February 21, 2014
Trinity Medical School forging links in community

The Trinity School of Medicine has continued its ongoing outreach programme to victims of the flooding disaster, heralded by the December 24th, 2013, weather trough system.{{more}} On Friday, 8th February, a team of officials from the school paid visits to two emergency shelters on the Leeward side of the island to distribute items of clothing and toiletries. Medical supplies were also donated to the Chateaubelair Hospital.

The team comprised Mr Steve Wilson, president and CEO of the school, and his wife Sally Ann Wilson; Vincentian Dr Conrad Nedd, a professor at the school; and Kaushalya Nedd, director of the office of the Deanery.

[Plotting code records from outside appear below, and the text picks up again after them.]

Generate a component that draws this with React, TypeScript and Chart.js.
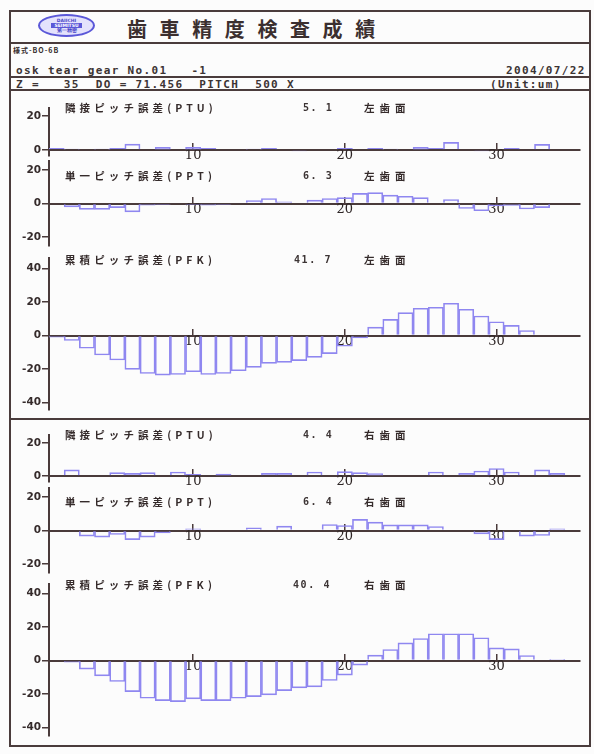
import React, { useEffect, useRef } from "react";
import { Chart, registerables } from "chart.js";

Chart.register(...registerables);

// ---- data ----
const TEETH = [1, 2, 3, 4, 5, 6, 7, 8, 9, 10, 11, 12, 13, 14, 15, 16, 17, 18, 19, 20, 21, 22, 23, 24, 25, 26, 27, 28, 29, 30, 31, 32, 33, 34, 35];

const PTU_LEFT = [1, 0.5, 0, 0.5, 1, 3.5, 0, 1.5, 0, 1.5, 1, 0, 0, 0.5, 1, 0, -0.5, 0, 0, 1, 0, 1, 0.5, 0, 1.5, 1, 4.5, 0, -0.5, 0, 1, 0, 3.3, 0, 0];
const PPT_LEFT = [0, -2, -3.5, -3.5, -2.5, -5, -1, -0.5, 0, -0.5, -1, -0.5, 0, 1.8, 3, 1, 0, 2, 3, 3.5, 6, 6.5, 5, 4.3, 3.5, 0, 2.4, -3, -4.3, -1.4, -1.2, -3.3, -2.5, 0, 0];
const PFK_LEFT = [-1, -3, -7.6, -11.6, -14.6, -20.2, -22.6, -23.6, -23.2, -21.6, -23.2, -22.6, -21, -19, -16.6, -16, -15, -13, -10.8, -6.4, -1.4, 5, 9.6, 13.6, 16.2, 16.8, 19.2, 15.6, 11.6, 8.2, 6, 3, 0, 0, 0];

const PTU_RIGHT = [0, 3.7, 0, 0, 2, 1.6, 2, 0, 2.4, 1, 0, 1.2, 0, 0, 1.6, 1.6, 0, 2.4, 0, 2.6, 2, 1.4, 0, 0, 0, 2.4, 0, 1.6, 3, 4.5, 2.4, 0, 3.7, 1.6, 0];
const PPT_RIGHT = [0, 0, -3.4, -4, -2.4, -5.4, -4, -1.4, 0, 1, 0, 0, 0, 1.6, 0, 2.6, 0, 0, 3.6, 3, 6.6, 5, 3.4, 3.4, 3.4, 2.4, 0, 0, -2, -5.4, 0, -3.4, -3, 1, 0];
const PFK_RIGHT = [0, -1, -5.2, -9.2, -12.6, -18.6, -22.6, -24, -24.6, -23, -24, -24, -22.6, -21.6, -20.6, -18, -16.4, -15.8, -12, -8.8, -2.8, 3.2, 6.6, 10.6, 13.2, 16, 16, 16, 13.6, 7.6, 7, 3, 0, 0.5, 0];

const X_TICKS = [10, 20, 30];
const Y_TICKS_PTU = [0, 20];
const Y_TICKS_PPT = [-20, 0, 20];
const Y_TICKS_PFK = [-40, -20, 0, 20, 40];

const NAMES = ["隣接ピッチ誤差(PTU)", "単一ピッチ誤差(PPT)", "累積ピッチ誤差(PFK)"];
const VALUES_LEFT = ["5. 1", "6. 3", "41. 7"];
const VALUES_RIGHT = ["4. 4", "6. 4", "40. 4"];
const FLANK_LEFT = "左歯面";
const FLANK_RIGHT = "右歯面";

// ---- styles / layout ----
const LINE = "#4a3c3c";
const AXIS = "#4a3b3b";
const BAR = "#8f87f0";
const TEXT = "#352b2b";
const PAD = 10;

type PanelCfg = {
  values: number[];
  min: number;
  max: number;
  ticks: number[];
  zero: number;
  k: number;
  name: string;
  value: string;
  flank: string;
  labelY: number;
  valueX: number;
};

const PANELS: PanelCfg[] = [
  { values: PTU_LEFT, min: -3.5, max: 25, ticks: Y_TICKS_PTU, zero: 150, k: 1.7, name: NAMES[0], value: VALUES_LEFT[0], flank: FLANK_LEFT, labelY: 108, valueX: 303 },
  { values: PPT_LEFT, min: -25, max: 25.5, ticks: Y_TICKS_PPT, zero: 203.5, k: 1.68, name: NAMES[1], value: VALUES_LEFT[1], flank: FLANK_LEFT, labelY: 176, valueX: 303 },
  { values: PFK_LEFT, min: -44, max: 46, ticks: Y_TICKS_PFK, zero: 335.5, k: 1.68, name: NAMES[2], value: VALUES_LEFT[2], flank: FLANK_LEFT, labelY: 260, valueX: 294 },
  { values: PTU_RIGHT, min: -3.5, max: 25, ticks: Y_TICKS_PTU, zero: 476, k: 1.66, name: NAMES[0], value: VALUES_RIGHT[0], flank: FLANK_RIGHT, labelY: 435, valueX: 303 },
  { values: PPT_RIGHT, min: -25, max: 25.5, ticks: Y_TICKS_PPT, zero: 530.5, k: 1.675, name: NAMES[1], value: VALUES_RIGHT[1], flank: FLANK_RIGHT, labelY: 502, valueX: 303 },
  { values: PFK_RIGHT, min: -45, max: 46, ticks: Y_TICKS_PFK, zero: 660.5, k: 1.67, name: NAMES[2], value: VALUES_RIGHT[2], flank: FLANK_RIGHT, labelY: 585, valueX: 293 },
];

function Panel({ cfg }: { cfg: PanelCfg }) {
  const ref = useRef<HTMLCanvasElement>(null);
  const top = cfg.zero - cfg.max * cfg.k;
  const bottom = cfg.zero - cfg.min * cfg.k;
  const cTop = Math.floor(top) - PAD;
  const cBottom = Math.ceil(bottom) + PAD;
  const h = cBottom - cTop;
  const padTop = top - cTop;
  const padBottom = cBottom - bottom;

  useEffect(() => {
    if (!ref.current) return;
    const chart = new Chart(ref.current, {
      type: "bar",
      data: {
        datasets: [
          {
            data: cfg.values.map((v, i) => ({ x: TEETH[i], y: v })),
            borderColor: BAR,
            borderWidth: 1,
            backgroundColor: "rgba(0,0,0,0)",
            barPercentage: 1,
            categoryPercentage: 1,
          },
        ],
      },
      options: {
        animation: false,
        responsive: false,
        maintainAspectRatio: false,
        events: [],
        layout: { padding: { top: padTop, bottom: padBottom, left: 0, right: 10 } },
        plugins: { legend: { display: false }, tooltip: { enabled: false }, title: { display: false } },
        scales: {
          x: {
            type: "linear",
            min: 0.5,
            max: 35.5,
            offset: false,
            position: { y: 0 },
            z: 1,
            afterBuildTicks: (s: any) => {
              s.ticks = X_TICKS.map((v) => ({ value: v }));
            },
            grid: { display: true, offset: false, drawOnChartArea: false, drawTicks: true, tickLength: -8, color: AXIS, lineWidth: 1.5 },
            border: { display: true, color: AXIS, width: 2 },
            ticks: {
              padding: 6,
              autoSkip: false,
              maxRotation: 0,
              color: "#2e2626",
              font: { family: "'DejaVu Serif'", size: 13 },
            },
          },
          y: {
            type: "linear",
            min: cfg.min,
            max: cfg.max,
            z: 1,
            afterBuildTicks: (s: any) => {
              s.ticks = cfg.ticks.map((v) => ({ value: v }));
            },
            afterFit: (s: any) => {
              s.width = 39;
            },
            grid: { display: true, drawOnChartArea: false, drawTicks: true, tickLength: 7, color: AXIS, lineWidth: 1.5 },
            border: { display: true, color: AXIS, width: 2 },
            ticks: {
              padding: 1,
              color: TEXT,
              font: { family: "'DejaVu Sans'", size: 10.5, weight: "bold" },
            },
          },
        },
      },
    } as any);
    return () => chart.destroy();
  }, []);

  return (
    <canvas
      ref={ref}
      width={580}
      height={h}
      style={{ position: "absolute", left: 10, top: cTop, width: 580, height: h }}
    />
  );
}

const abs = (extra: React.CSSProperties): React.CSSProperties => ({ position: "absolute", ...extra });

const MONO: React.CSSProperties = {
  fontFamily: "'DejaVu Sans Mono', monospace",
  fontWeight: "bold",
  fontSize: 11,
  letterSpacing: 1.35,
  lineHeight: "12px",
  color: "#3c3434",
  whiteSpace: "pre",
};

const LABEL: React.CSSProperties = {
  fontFamily: "'Noto Sans CJK JP', sans-serif",
  fontWeight: "bold",
  fontSize: 10.5,
  letterSpacing: 4.1,
  lineHeight: "14px",
  color: TEXT,
  whiteSpace: "pre",
};

function HLine({ y, w = 2 }: { y: number; w?: number }) {
  return <div style={abs({ left: 10, top: y - w / 2, width: 580, height: w, background: LINE })} />;
}

export default function App() {
  return (
    <div style={abs({ left: 0, top: 0, width: 594, height: 754, background: "#fcfcfc", overflow: "hidden" })}>
      {/* outer frame */}
      <div style={abs({ left: 9, top: 10, width: 582, height: 737, border: `2px solid ${LINE}`, boxSizing: "border-box" })} />
      <HLine y={43} />
      <HLine y={77} />
      <HLine y={90} />
      <HLine y={419} />

      {/* logo */}
      <div
        style={abs({
          left: 38,
          top: 14,
          width: 57,
          height: 23,
          borderRadius: "50%",
          border: "2px solid #5b58d8",
          boxSizing: "border-box",
          background: "#e4e2fc",
          display: "flex",
          flexDirection: "column",
          alignItems: "center",
          justifyContent: "center",
          color: "#4a47c8",
          fontFamily: "'DejaVu Sans', sans-serif",
          fontWeight: "bold",
          fontSize: 4.5,
          lineHeight: "5px",
        })}
      >
        <div>DAIICHI</div>
        <div style={{ background: "#5b58d8", color: "#ffffff", padding: "0 3px" }}>SEIMITSU</div>
        <div>第一精密</div>
      </div>

      {/* title */}
      <div
        style={abs({
          left: 127,
          top: 16,
          fontFamily: "'Noto Sans CJK JP', sans-serif",
          fontWeight: "bold",
          fontSize: 20,
          letterSpacing: 12.6,
          lineHeight: "26px",
          color: "#3b2f2f",
          whiteSpace: "pre",
        })}
      >
        歯車精度検査成績
      </div>

      <div style={abs({ left: 13, top: 45, fontFamily: "'Noto Sans CJK JP', sans-serif", fontWeight: "bold", fontSize: 7, letterSpacing: 1, lineHeight: "10px", color: TEXT })}>
        様式-BO-6B
      </div>

      <div style={abs({ ...MONO, left: 16, top: 65 })}>{"osk tear gear No.01   -1"}</div>
      <div style={abs({ ...MONO, left: 506, top: 65 })}>2004/07/22</div>
      <div style={abs({ ...MONO, left: 16, top: 79 })}>{"Z =   35  DO = 71.456  PITCH  500 X"}</div>
      <div style={abs({ ...MONO, left: 490, top: 79 })}>(Unit:um)</div>

      {PANELS.map((p, i) => (
        <Panel key={i} cfg={p} />
      ))}

      {PANELS.map((p, i) => (
        <React.Fragment key={"t" + i}>
          <div style={abs({ ...LABEL, left: 65, top: p.labelY - 7 })}>{p.name}</div>
          <div style={abs({ ...MONO, fontSize: 10, letterSpacing: 1.6, left: p.valueX, top: p.labelY - 6 })}>{p.value}</div>
          <div style={abs({ ...LABEL, letterSpacing: 5, left: 364, top: p.labelY - 7 })}>{p.flank}</div>
        </React.Fragment>
      ))}
    </div>
  );
}
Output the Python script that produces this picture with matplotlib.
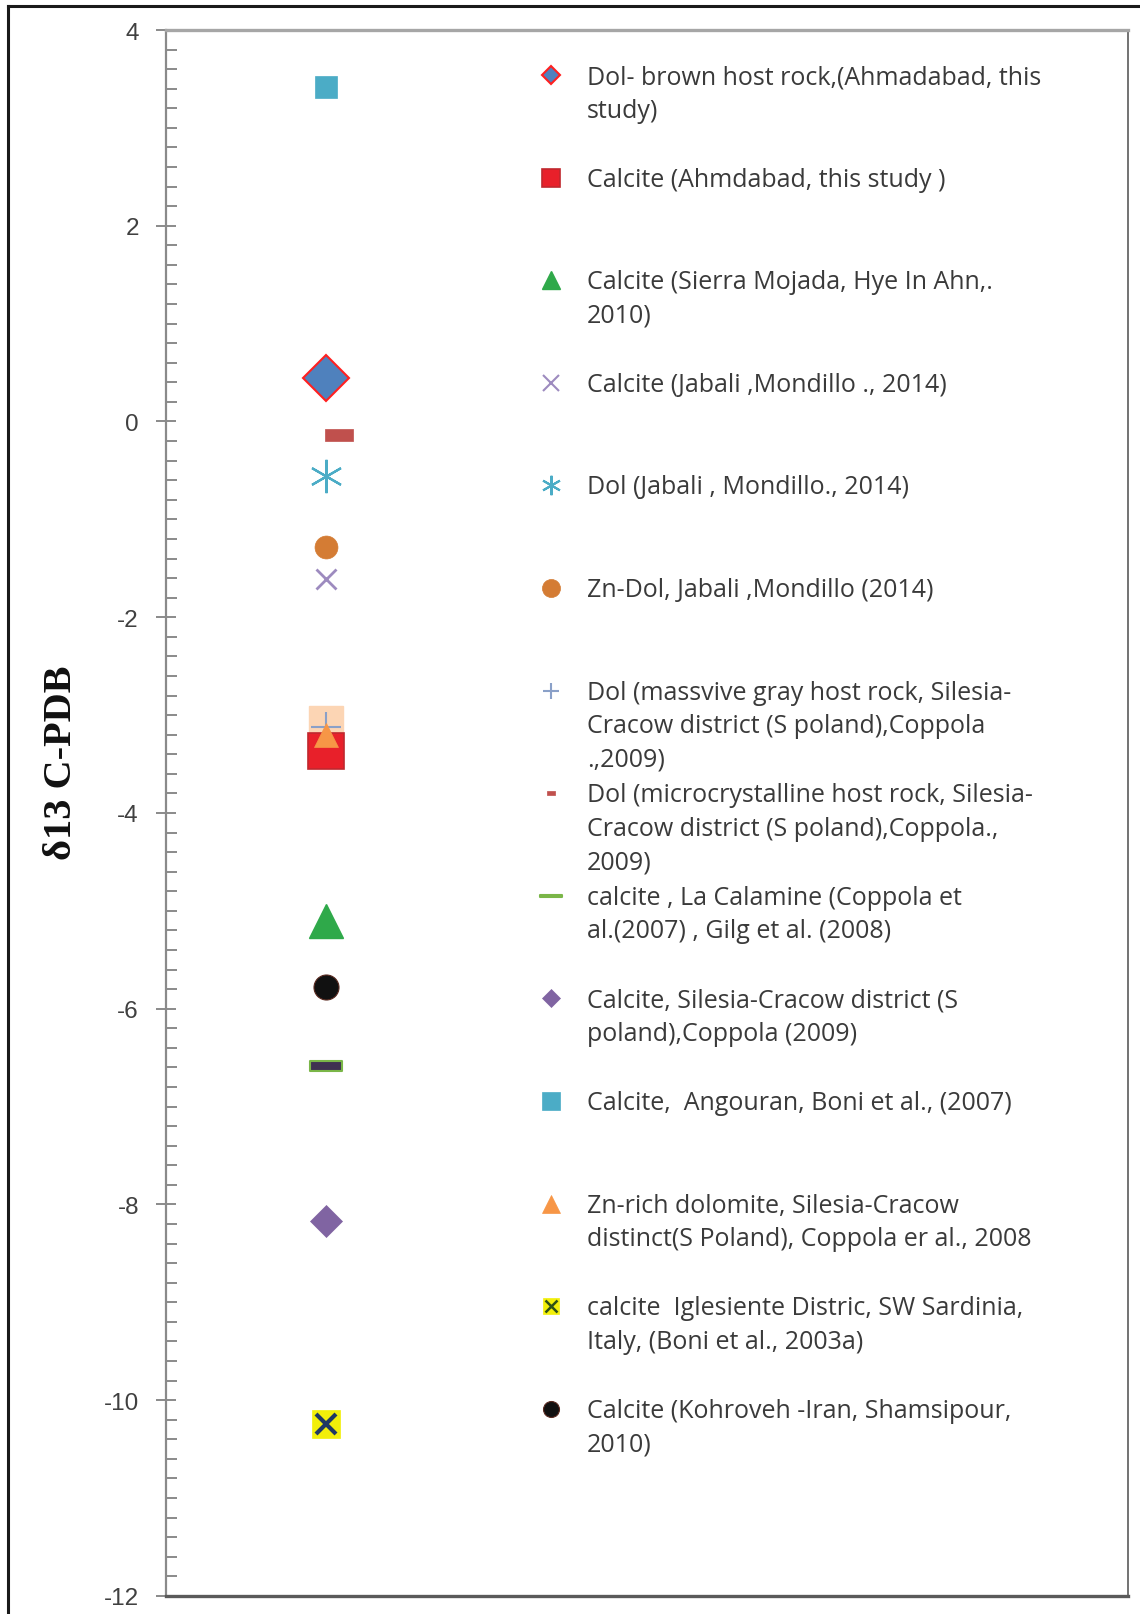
import matplotlib
matplotlib.use("Agg")
import matplotlib.pyplot as plt
from matplotlib.lines import Line2D
from matplotlib.path import Path
from matplotlib.ticker import MultipleLocator

plt.rcParams["axes.unicode_minus"] = False

# legend labels, in the order they appear in the legend
labels = [
    "Dol- brown host rock,(Ahmadabad, this\nstudy)",
    "Calcite (Ahmdabad, this study )",
    "Calcite (Sierra Mojada, Hye In Ahn,.\n2010)",
    "Calcite (Jabali ,Mondillo ., 2014)",
    "Dol (Jabali , Mondillo., 2014)",
    "Zn-Dol, Jabali ,Mondillo (2014)",
    "Dol (massvive gray host rock, Silesia-\nCracow district (S poland),Coppola\n.,2009)",
    "Dol (microcrystalline host rock, Silesia-\nCracow district (S poland),Coppola.,\n2009)",
    "calcite , La Calamine (Coppola et\nal.(2007) , Gilg et al. (2008)",
    "Calcite, Silesia-Cracow district (S\npoland),Coppola (2009)",
    "Calcite,  Angouran, Boni et al., (2007)",
    "Zn-rich dolomite, Silesia-Cracow\ndistinct(S Poland), Coppola er al., 2008",
    "calcite  Iglesiente Distric, SW Sardinia,\nItaly, (Boni et al., 2003a)",
    "Calcite (Kohroveh -Iran, Shamsipour,\n2010)",
]

# d13C (per mil PDB) values
d13c = [0.44, -3.37, -5.10, -1.61, -0.56, -1.28, -3.12,
        -0.14, -6.59, -8.17, 3.42, -3.20, -10.24, -5.78]
x_pos = [1.0, 1.0, 1.0, 1.0, 1.0, 1.0, 1.0,
         1.08, 1.0, 1.0, 1.0, 1.0, 1.0, 1.0]

# extra pale square sitting behind the -3 cluster
extra_y = [-3.08]

dash_wide = Path([(-1, -0.48), (1, -0.48), (1, 0.48), (-1, 0.48), (-1, -0.48)], closed=True)
dash_thin = Path([(-1, -0.3), (1, -0.3), (1, 0.3), (-1, 0.3), (-1, -0.3)], closed=True)
line_thin = Path([(-1, -0.08), (1, -0.08), (1, 0.08), (-1, 0.08), (-1, -0.08)], closed=True)

# marker, size, face, edge, edge width, legend size
styles = [
    dict(marker="D", ms=23, mfc="#4f81bd", mec="#ff2020", mew=1.5, lms=9),
    dict(marker="s", ms=26, mfc="#e8202a", mec="#c0282e", mew=1.2, lms=13),
    dict(marker="^", ms=24, mfc="#2fa94a", mec="#2fa94a", mew=1, lms=13),
    dict(marker="x", ms=15, mfc="#9d8bbf", mec="#9d8bbf", mew=2, lms=11),
    dict(marker=(6, 2, 0), ms=24, mfc="#4bacc6", mec="#4bacc6", mew=1.6, lms=14),
    dict(marker="o", ms=16.5, mfc="#d47c34", mec="#d47c34", mew=0.5, lms=13),
    dict(marker="+", ms=21, mfc="#6d8fc0", mec="#8aa0c8", mew=1.5, lms=12),
    dict(marker=dash_wide, ms=19.5, mfc="#c0504d", mec="#c0504d", mew=0.5, lms=6),
    dict(marker=dash_thin, ms=23.5, mfc="#3f3151", mec="#7ab648", mew=1.5, lms=16),
    dict(marker="D", ms=16.8, mfc="#8064a2", mec="#8064a2", mew=0.5, lms=9),
    dict(marker="s", ms=16, mfc="#4bacc6", mec="#4bacc6", mew=0.5, lms=13),
    dict(marker="^", ms=17, mfc="#f79646", mec="#f79646", mew=0.5, lms=13),
    dict(marker="s", ms=19.5, mfc="#f2ef0a", mec="#f2ef0a", mew=0.5, lms=12),
    dict(marker="o", ms=18, mfc="#111111", mec="#5a2a20", mew=0.8, lms=11.5),
]
zorders = [5, 4, 5, 5, 5, 5, 4.5, 5, 5, 5, 5, 4.8, 5, 5]

fig = plt.figure(figsize=(11.4, 16.15), dpi=100)
ax = fig.add_axes([0.1456, 0.0112, 0.8439, 0.9696])

ax.plot([1.0], extra_y, linestyle="none", marker="s", ms=25, mfc="#fcd5b4",
        mec="#fcd5b4", zorder=3, clip_on=False)

for i, st in enumerate(styles):
    ax.plot([x_pos[i]], [d13c[i]], linestyle="none", marker=st["marker"], ms=st["ms"],
            mfc=st["mfc"], mec=st["mec"], mew=st["mew"], zorder=zorders[i], clip_on=False)
    if i == 12:
        ax.plot([x_pos[i]], [d13c[i]], linestyle="none", marker="x", ms=14,
                mec="#1f3864", mew=3, zorder=6)

# hand-placed legend, one entry every ~103 px
for i, st in enumerate(styles):
    ly = (1597 - (76 + 102.6 * i)) / 1566
    mk = st["marker"]
    if i == 8:
        mk = line_thin
        mfc, mec = "#7ab648", "#7ab648"
    else:
        mfc, mec = st["mfc"], st["mec"]
    ax.plot([0.400], [ly], transform=ax.transAxes, linestyle="none", marker=mk,
            ms=st["lms"], mfc=mfc, mec=mec, mew=min(st["mew"], 1.5), clip_on=False)
    if i == 12:
        ax.plot([0.400], [ly], transform=ax.transAxes, linestyle="none", marker="x",
                ms=9, mec="#2d5016", mew=1.8, clip_on=False)
    ax.text(0.4376, ly + 11 / 1566, labels[i], transform=ax.transAxes, ha="left",
            va="top", fontsize=18, family="Open Sans", color="#3a3a3a",
            linespacing=1.45)

ax.set_xlim(0, 6)
ax.set_ylim(-12, 4)
ax.set_xticks([])
ax.yaxis.set_major_locator(MultipleLocator(2))
ax.yaxis.set_minor_locator(MultipleLocator(0.2))
ax.tick_params(axis="y", which="major", direction="inout", length=15, width=1.4,
               color="#8a8a8a", labelsize=17.5, labelcolor="#404040", pad=12)
ax.tick_params(axis="y", which="minor", direction="in", length=8, width=1.4,
               color="#8a8a8a")
for lab in ax.get_yticklabels():
    lab.set_family("Liberation Sans")

ax.spines["left"].set_color("#8a8a8a")
ax.spines["left"].set_linewidth(1.6)
ax.spines["top"].set_color("#a6a6a6")
ax.spines["top"].set_linewidth(2.4)
ax.spines["right"].set_color("#5a5a5a")
ax.spines["right"].set_linewidth(1.2)
ax.spines["bottom"].set_color("#5a5a5a")
ax.spines["bottom"].set_linewidth(2.4)

ax.set_ylabel("δ13 C-PDB", family="Liberation Serif", fontweight="bold",
              fontsize=29, color="#111111")
ax.yaxis.set_label_coords(-0.089, 0.533)

# outer frame of the figure (top and left edges)
fig.add_artist(Line2D([8 / 1140, 1.0], [1 - 7 / 1615] * 2, color="#1a1a1a", lw=2.2))
fig.add_artist(Line2D([8 / 1140] * 2, [0.0, 1 - 7 / 1615], color="#1a1a1a", lw=2.2))

fig.savefig("out.png", dpi=100, facecolor="white")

With its final destination being the Chateaubelair Hospital, the team made its first stop at the Spring Village emergency shelter, housed at the Community Centre there. The residents of the shelter were on hand to receive clothing and footwear, and all expressed their delight at receiving the donations. Speaking on behalf of the group, resident Charles addressed the team: “I feel real good for these clothes. We thank you all very much. I get some for myself and my little grandson here. Is seven of us live at the Centre. Our houses wash away, and we now just trying to see how we could get things back in order.”

The next stop took the team to the house of the young lady who was found to have a very serious skin disease. She was discovered by doctors from the Trinity School of Medicine while on a Village Doctor exercise in conjunction with the SVG Rotary Club. The doctors from Trinity had made an intervention, and the team was eager to monitor her progress. She was presented with supplies of food, clothing and medicines.

The residents of the emergency shelter at the Rose Bank Community Centre were not left out. According to shelter manager Urel La Borde, the residents had already been given clothing, but there were some who had not received sufficient items. She was rather happy to see the team and thanked them on behalf of the recipients. “We had donations of some children clothes, but not a lot. We are grateful for these,” she said. “On behalf of the shelter members, I say thanks.” LaBorde said that she was not quite sure when the residents will be able to return, as the majority of them no longer had homes. She was satisfied that the added toiletries would be an important contribution to their personal hygiene. “There are persons here without homes,” she explained, “they are not livable!”

At the Chateaubelair Hospital, Dr Conrad Nedd provided some needed supplies of urinary catheters, canules, antibiotics, antiseptic creams and toilet tissue to registered nurse Nikeitha Nash and ward assistant Marilyn Jordan. That donation formed part of an on-going trust to the Chateaubelair Hospital from Trinity School of Medicine. Clothing donated amounted to approximately US$5,000.